Worried about added burden w/ useless husband

I had two children when I met my husband. My youngest at the time was only a few months and not only was the pregnancy and delivery traumatic for me, but the relationship that created the baby was as well.

On our first date, I explained to my husband that I was recovering from trauma that would affect me my whole life and that I never wanted to be pregnant or have any more children. He shared with me that he always wanted two children of his own and hoped that if our relationship progressed that I would change my mind...

Flash forward two years into our marriage and he's badgered and worn me down enough to agree to give him a child of his own. An idea that would prove to be a mistake on my part.

Of course I love my youngest son, I love all of my children desperately, but children ARE a burden of responsibility and every ounce of that responsibility has fallen on ME. 😧

One of the things my husband and I have in common is our zest for life and nature and outdoor sports and activities... Having more children has completely robbed me of this part of my identity, as every activity we've taken part in since baby number three, has involved me hiking a heavy baby to a beautiful spot in nature where I sit and babysit while my husband then spends the next hour or so playing, climbing, jumping, swimming, exploring, and having fun. Once it's time to go, he'll ask me if I want to do anything quick before we leave...while he and anyone else we came with are already drying off and getting dressed. But, if I do, he'll complain 5 mins in that I should come back and get our son 😦😟

This was our entire summer last year. This year, having allowed myself to get knocked up again, I'll spend the first half of summer recovering from pregnancy and childbirth. Leaving no time to reclaim my body, strength, and/or ability to enjoy physically demanding summer activities. Not to mention now having TWO babies under two years old that require physical attention. And being across the country from anyone we know, knew, or are related to.

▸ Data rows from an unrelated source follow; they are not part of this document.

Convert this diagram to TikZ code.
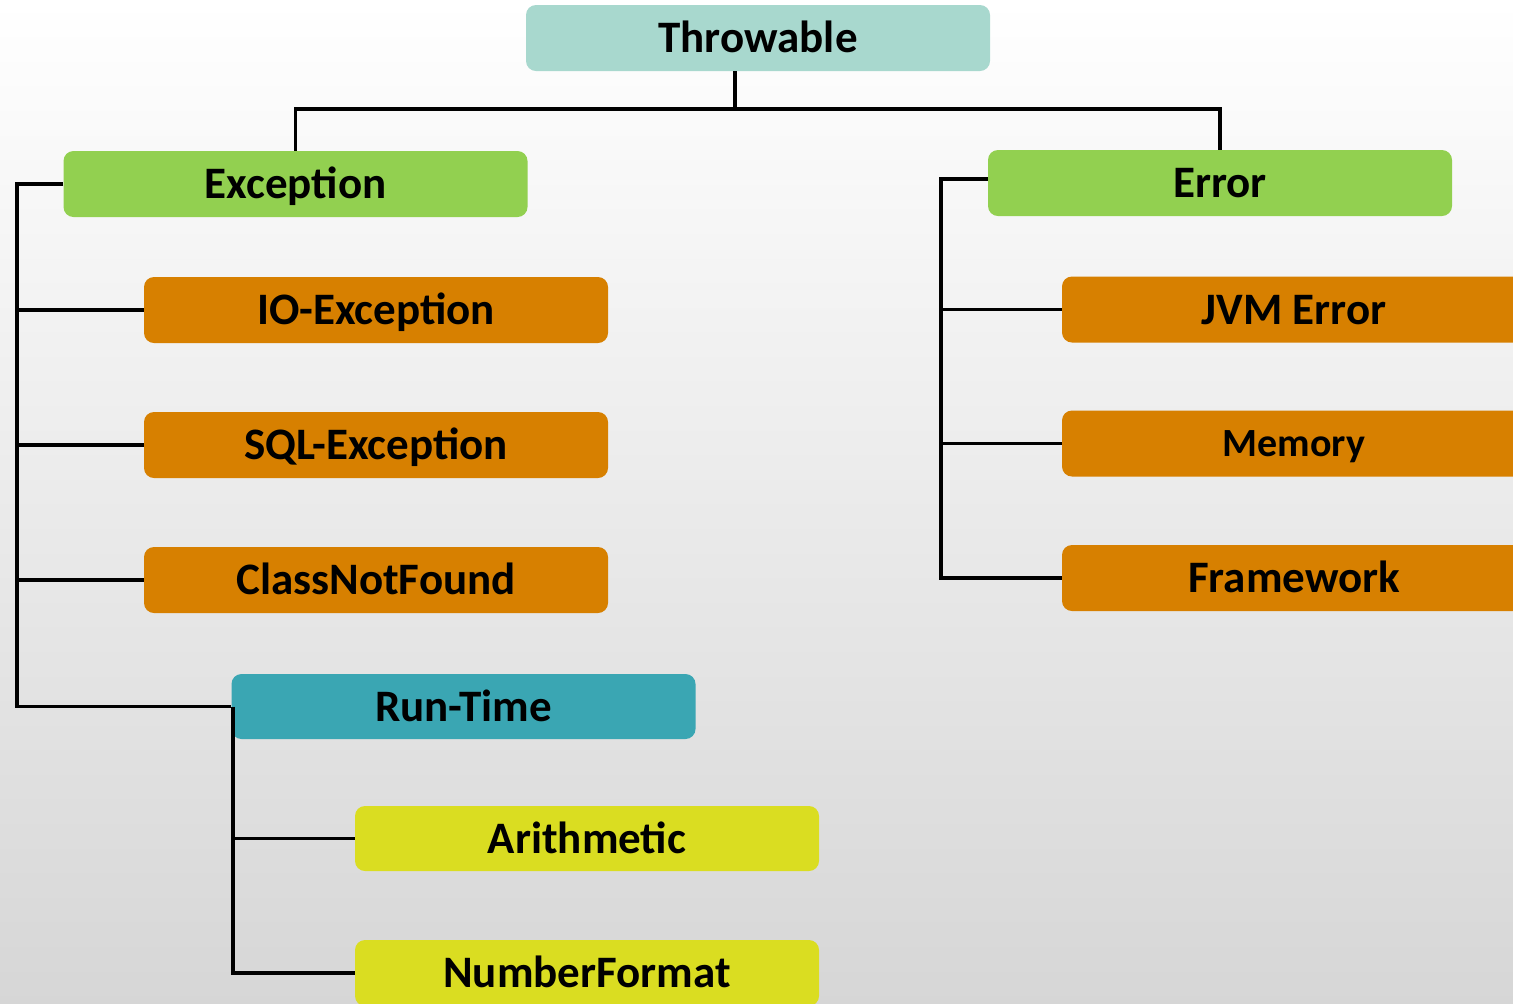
\documentclass[tikz,border=0pt]{standalone}
\usepackage{fontspec}
\setmainfont{Carlito}
\definecolor{cthrow}{RGB}{168,216,206}
\definecolor{cgreen}{RGB}{146,208,80}
\definecolor{corange}{RGB}{215,128,0}
\definecolor{cteal}{RGB}{58,166,179}
\definecolor{cyellow}{RGB}{218,221,33}
\begin{document}
\begin{tikzpicture}[x=0.5pt,y=-0.5pt,
  box/.style={rounded corners=5pt,inner sep=0pt,minimum width=232pt,minimum height=33pt,
    text height=14.5pt,text depth=0pt,
    text=black,font=\fontsize{22.5}{27}\selectfont\bfseries},
  link/.style={line width=1.8pt,black}]
\useasboundingbox (0,0) rectangle (1513,1003);
\clip (0,0) rectangle (1513,1003);
\shade[top color=white,middle color=gray!9,bottom color=gray!32] (0,0) rectangle (1513,1003);

% class hierarchy boxes
\node[box,fill=cthrow]  (thr) at (758,38)    {Throwable};
\node[box,fill=cgreen]  (exc) at (295.5,184) {Exception};
\node[box,fill=cgreen]  (err) at (1220,183)  {Error};
\node[box,fill=corange] (io)  at (376,310)   {IO-Exception};
\node[box,fill=corange] (sql) at (376,445)   {SQL-Exception};
\node[box,fill=corange] (cnf) at (376,580)   {ClassNotFound};
\node[box,fill=cteal,minimum height=32.5pt] (rt) at (463.5,706.5) {Run-Time};
\node[box,fill=cyellow,minimum height=32.5pt] (ari) at (587,838.5) {Arithmetic};
\node[box,fill=cyellow] (nf)  at (587,973)   {NumberFormat};
\node[box,fill=corange] (jvm) at (1294,309.5) {JVM Error};
\node[box,fill=corange,text height=13pt,font=\fontsize{20}{24}\selectfont\bfseries] (mem) at (1294,443.5) {Memory};
\node[box,fill=corange] (fw)  at (1294,578)  {Framework};

% bus points
\coordinate (hub)  at (735,109);
\coordinate (ebus) at (17,184);
\coordinate (rbus) at (233,706.5);
\coordinate (rbus2) at (941,179);

% Throwable to its two subclasses
\draw[link] (thr.south -| hub) -- (hub);
\draw[link] (exc.north) |- (hub) -| (err.north);

% Exception branch
\draw[link] (exc.west |- ebus) -- (ebus) |- (rt.west);
\draw[link] (io.west)  -- (io.west -| ebus);
\draw[link] (sql.west) -- (sql.west -| ebus);
\draw[link] (cnf.west) -- (cnf.west -| ebus);

% Run-Time branch
\draw[link] (rbus) |- (nf.west);
\draw[link] (ari.west) -- (ari.west -| rbus);

% Error branch
\draw[link] (err.west |- rbus2) -- (rbus2) |- (fw.west);
\draw[link] (jvm.west) -- (jvm.west -| rbus2);
\draw[link] (mem.west) -- (mem.west -| rbus2);
\end{tikzpicture}
\end{document}
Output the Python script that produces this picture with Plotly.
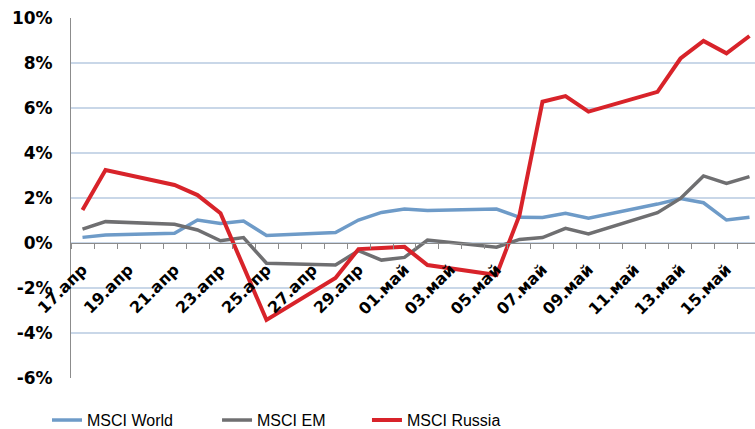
import plotly.graph_objects as go

dates = ["2014-04-17", "2014-04-18", "2014-04-21", "2014-04-22", "2014-04-23",
         "2014-04-24", "2014-04-25", "2014-04-28", "2014-04-29", "2014-04-30",
         "2014-05-01", "2014-05-02", "2014-05-05", "2014-05-06", "2014-05-07",
         "2014-05-08", "2014-05-09", "2014-05-12", "2014-05-13", "2014-05-14",
         "2014-05-15", "2014-05-16"]

msci_world = [0.25, 0.36, 0.43, 1.02, 0.87, 0.98, 0.33, 0.47, 1.02, 1.36, 1.51,
              1.44, 1.51, 1.14, 1.13, 1.32, 1.10, 1.73, 1.98, 1.79, 1.02, 1.14]
msci_em = [0.62, 0.95, 0.83, 0.58, 0.10, 0.24, -0.90, -0.98, -0.34, -0.76, -0.64,
           0.13, -0.19, 0.16, 0.24, 0.65, 0.40, 1.35, 1.98, 2.98, 2.65, 2.95]
msci_russia = [1.47, 3.24, 2.58, 2.13, 1.32, -1.05, -3.42, -1.55, -0.27, -0.22, -0.17,
               -0.98, -1.42, 1.24, 6.28, 6.53, 5.84, 6.72, 8.20, 8.98, 8.43, 9.20]

tick_dates = ["2014-04-17", "2014-04-19", "2014-04-21", "2014-04-23", "2014-04-25",
              "2014-04-27", "2014-04-29", "2014-05-01", "2014-05-03", "2014-05-05",
              "2014-05-07", "2014-05-09", "2014-05-11", "2014-05-13", "2014-05-15"]
tick_labels = ["17.апр", "19.апр", "21.апр", "23.апр", "25.апр", "27.апр", "29.апр",
               "01.май", "03.май", "05.май", "07.май", "09.май", "11.май", "13.май",
               "15.май"]

y_ticks = [-6, -4, -2, 0, 2, 4, 6, 8, 10]
y_tick_labels = ["-6%", "-4%", "-2%", "0%", "2%", "4%", "6%", "8%", "10%"]

series = [
    ("MSCI World", msci_world, "#6e9bc8", 3.5, "legend", -0.0351),
    ("MSCI EM", msci_em, "#6f6f71", 3.5, "legend2", 0.2135),
    ("MSCI Russia", msci_russia, "#d8232a", 4, "legend3", 0.4327),
]

fig = go.Figure()
legend_font = dict(family="Liberation Sans, Arial, sans-serif", size=16, color="#000000")
layout_legends = {}
for name, vals, color, w, leg, lx in series:
    fig.add_trace(go.Scatter(x=dates, y=vals, name=name, mode="lines", legend=leg,
                             line=dict(color=color, width=w)))
    layout_legends[leg] = dict(orientation="h", x=lx, xanchor="left", y=-0.117,
                               yanchor="middle", font=legend_font, itemwidth=30,
                               bgcolor="rgba(0,0,0,0)")

bold_font = dict(family="DejaVu Sans", size=17, color="#000000", weight="bold")
xtick_font = dict(family="DejaVu Sans", size=16, color="#000000", weight="bold")

fig.update_layout(
    width=755, height=429,
    margin=dict(l=71, r=0, t=18, b=51, autoexpand=False),
    paper_bgcolor="white", plot_bgcolor="white",
    showlegend=True,
    **layout_legends,
    xaxis=dict(
        type="date", automargin=False,
        range=["2014-04-16 12:00", "2014-05-16 05:45"],
        anchor="free", position=0.375,
        showline=True, linecolor="#8c8c8c", linewidth=1,
        showgrid=False, zeroline=False,
        tickmode="array", tickvals=tick_dates, ticktext=tick_labels,
        tickangle=-45, ticks="", tickfont=xtick_font, ticklabelstandoff=10,
        minor=dict(ticks="outside", ticklen=5, tickcolor="#8c8c8c", tickwidth=1,
                   tick0="2014-04-16 12:00", dtick=86400000, showgrid=False),
    ),
    yaxis=dict(
        range=[-6, 10], automargin=False,
        tickmode="array", tickvals=y_ticks, ticktext=y_tick_labels,
        tickfont=bold_font,
        showgrid=True, gridcolor="#c9d7e8", gridwidth=1.5,
        zeroline=False, showline=True, linecolor="#8c8c8c", linewidth=1,
        ticks="", ticklabelstandoff=14,
    ),
)

fig.write_html("out.html", config={"displayModeBar": False},
               post_script="document.body.style.margin='0';document.body.style.overflow='hidden';")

When I bring up to husband how unfair I feel this is to me, how I feel about being robbed of my youth and identity, how burdened and lost I feel under the weight of being no more than a pack along nanny to his escapades, the building resentment of it all... he immediately accuses me of not loving my children, then threatens to quit his career and force me to support the family so that he "can" stay home and care for the kids full time. And at some point, will generally throw in accusations of expecting me to hand his children over to Child Services someday. ☹

I'm so lost and so worried. I know that this next baby will fall completely on me as well and that he expects this to be the normal, and that my complaints are an issue and a sign of a personal problem.

When he asks "what do you want to see happen?" and I respond that I'd like him to take some responsibility, that I expect him to share the burden, it just loops the conversation back to him making accusations and threats.

I really need some help here. Don't know what to do.